* China PMI contracts in March
* Hopes for stimulus to aid China economy caps losses
* Ukraine crisis, Libya keep market focus on supply risks (Updates prices to settlement)
By Anna Louie Sussman
NEW YORK, March 24 (Reuters) - Brent crude oil fell and U.S. crude edged slightly higher in chopping trading on Monday as lackluster manufacturing data from the world’s largest oil consumer was balanced by supply concerns over the Ukraine crisis and turmoil in Libya.
China’s manufacturing activity shrank in March, a preliminary private survey showed, pointing to slowing demand in the world’s biggest energy consumer and adding to a string of weak indicators this year that have reinforced concerns about a slowdown.
Supply concerns supported Brent oil for most of the day, on the risk that a confrontation with the West over Ukraine could lead to a disruption of energy supplies from Russia, a major supplier of oil and gas to Europe.
Libyan oil exports are also running at more than 1 million barrels per day (bpd) below capacity thanks to civil unrest.
The US benchmark West Texas Intermediate (WTI) gained support from reports Monday that major Texas shipping channels for the delivery of crude oil to more than one-tenth of the nation’s refining capacity were shut for a third day, as the cleanup from a spill threatened to last through the week.
“It’s a two-sided trade right now, of demand expectations versus supply disruptions,” said Phil Flynn, an analyst with the Price Futures Group in Chicago, Illinois.
Brent crude for May fell 11 cents to settle at $106.71 a barrel. The oil benchmark fell for a fourth straight week last week. U.S. crude oil rose 14 cents to settle at $99.60 a barrel.
Prices for both benchmarks zig-zagged throughout the day. Brent swung by more than $1, from a low of $106.45 to a high of $107.50. U.S. crude covered even more ground, from $99.05 to $100.29.

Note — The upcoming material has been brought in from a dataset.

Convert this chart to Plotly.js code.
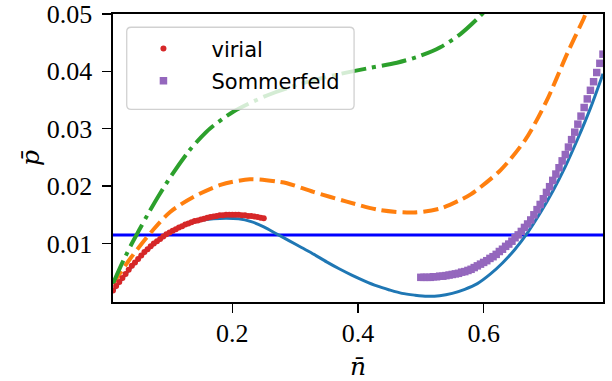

“There are flows in both directions, and they don’t always match evenly, so we get some incidental price fluctuations,” said Tim Evans, energy analyst at Citi Futures Perspective.
The spread between the two benchmarks narrowed slightly, to $7.21 from Friday’s close of $7.46.
Brent crude has lost 3.6 percent this year, giving up gains after rising to $112 in early March, its highest in more than two months, amid geopolitical risks as Russia took control of Ukraine’s Crimea region.
It slid further in post-settlement trading, falling by 33 cents to $106.60 by 3:11 pm EDT (1911 GMT). U.S. crude also dipped, falling 4 cents in post-settlement trading.
Concerns that tensions in the Crimea region could still worsen helped stem declines. NATO’s top military commander said on Sunday Russia had built up a “very sizeable” force on its border with Ukraine and Moscow may have a region in another ex-Soviet republic, Moldova, in its sights after annexing Crimea.
Russian troops, using armoured vehicles, automatic weapons and stun grenades, seized some of the last military facilities under Ukrainian control in Crimea on Saturday. Russian President Vladimir Putin formally annexed the Black Sea peninsula the day before.
In Libya, rebels have occupied ports and oilfields, depressing the country’s oil production to below 250,000 bpd, the state-run National Oil Corp (NOC) said. The NOC said on Monday it shut the El Feel oilfield, because the pipeline to the Mellitah port was closed.
National oil production will fall to around 150,000 bpd on Tuesday as result, leaving almost nothing for export. An NOC spokesman said he did not know the reason for the pipeline closure.
An oil tanker seized by U.S. forces after it loaded crude at a Libya port held by anti-government rebels has docked back in the capital Tripoli, a Reuters witness said on Sunday.